To speak of the church as the family of faith and the Body of Christ has an ethical dimension in how we relate to one another, how we seek to love and not hurt each other. Paul says we put away falsehood and speak the truth in love. We covenant to live together in ways that honor the dignity and worth of every person. We do not let disagreements tear at the fabric of the church family. Our differences are something we honor as we walk the path together toward deeper truth and greater understanding. We talk it out. We work it out. We love it out.

And because in Christ all our differences have lost their power to divide the Apostle Peter says to us, the church: You are a chosen race, a royal priesthood, a holy nation, God’s own people . . . Once you were no-people, but now you are God’s people. Once you had not received mercy, but now you have received mercy.

Peter says as the church we are a “chosen people”. The phrase “chosen people” has been used to do terrible things in history, so we use it carefully. The truth is: We have been chosen by God to tell others that we are all chosen and invite them to claim their chosenness. Just as Abraham and Sarah were told that they and their descendants would be blessed so that they might be a blessing to all the earth, so we are the Beloved of God so that we may tell all people that they too are the Beloved.

Peter says we are a “royal priesthood”. If, as we said last week, Baptism is the ordination of all Christians to be ministers, then we are as Baptist preacher Carlyle Marney said, “priests to each other.” We offer the grace of God to one another as we love and care for one another. We are all ministers here! There is no spiritually elite class called “clergy”. If I ever act like that, well, you should remind me otherwise. As the saying goes, you may “disabuse me of that notion.”

We are, all of us, “God’s people.” God has called us into being. Once we had no place to belong, now we have a place to belong. And it’s all by the mercy of God, Peter says, lest you think we are better than most to be called God’s people. Here in this place we are God’s people called into being by the mercy of God. We are members of God’s family. We all belong here.

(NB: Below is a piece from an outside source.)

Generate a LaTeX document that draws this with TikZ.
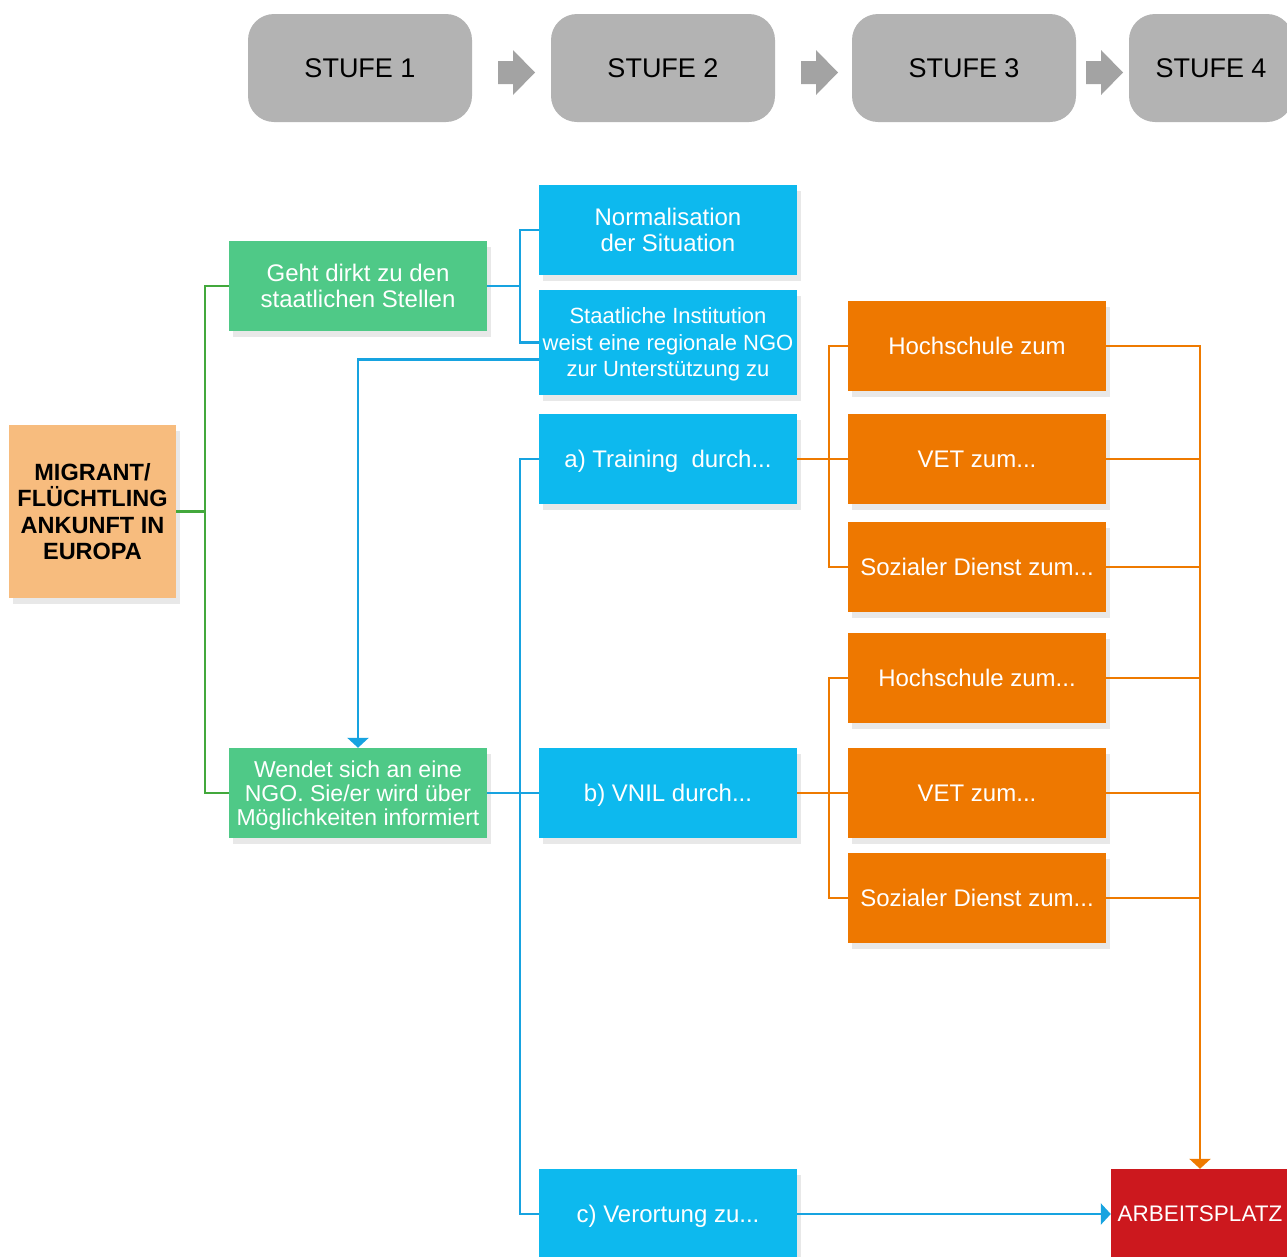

A reporter once toured the country interviewing the elderly about their earliest memories. One of the people he meets is Bernum Ledford, a hundred-and-something year old Kentucky farmer. Bernum remembers being introduced to his great-great-grandmother as a child. Listen as he tells of the encounter:

“It’s Sunday afternoon, and my family decides to take me over to visit my great-great-grandmother. It’s a long trip. I’ve never met her. I don’t want to go all that way just to see some old woman. To make matters worse, when we finally get to her house, I see that she’s not only old, but blind, and not only blind but mean looking. And so, at first, I’m afraid of her.

My father says to her, ‘We brought Bernum to see you.’ She turns in my direction with outstretched arms and long, bony fingers and says: ‘Bring him here!’

They have to push me across the room. But when I finally get to her, I find that those hands that frightened me are gentle. She traces the outline of my face, and runs her fingers through my hair and down across my shoulders. And then I hear her whisper: ‘This boy’s one of ours. This child’s part of our family. This one belongs to us!’”

If you could hear God speak to you at your Baptism or to each of us in this room today, God might sound like a great-great-grandmother, tracing the outline of your face, running fingers through your hair and down across your shoulders, whispering about each of us: “This is one is ours. I called this one by name. This child’s part of our family. This one belongs to us.”

And that, my friends, is the gospel truth.

____________________

 

  1. Brian Jay Jones, Becoming Dr. Seuss: Theodor Geisel and the Making of an American Imagination, Dutton, 2019, 204.
  2. A phrase belonging to novelist Thomas Wolfe.
  3. Maya Angelou, “Alone,” The Complete Poetry, Random House, 2015, 73
  4. Dietrich Bonhoeffer, Letters and Papers From Prison, Dietrich Bonhoeffer

Works, vol. 8, Fortress Press, 2010, 502-3.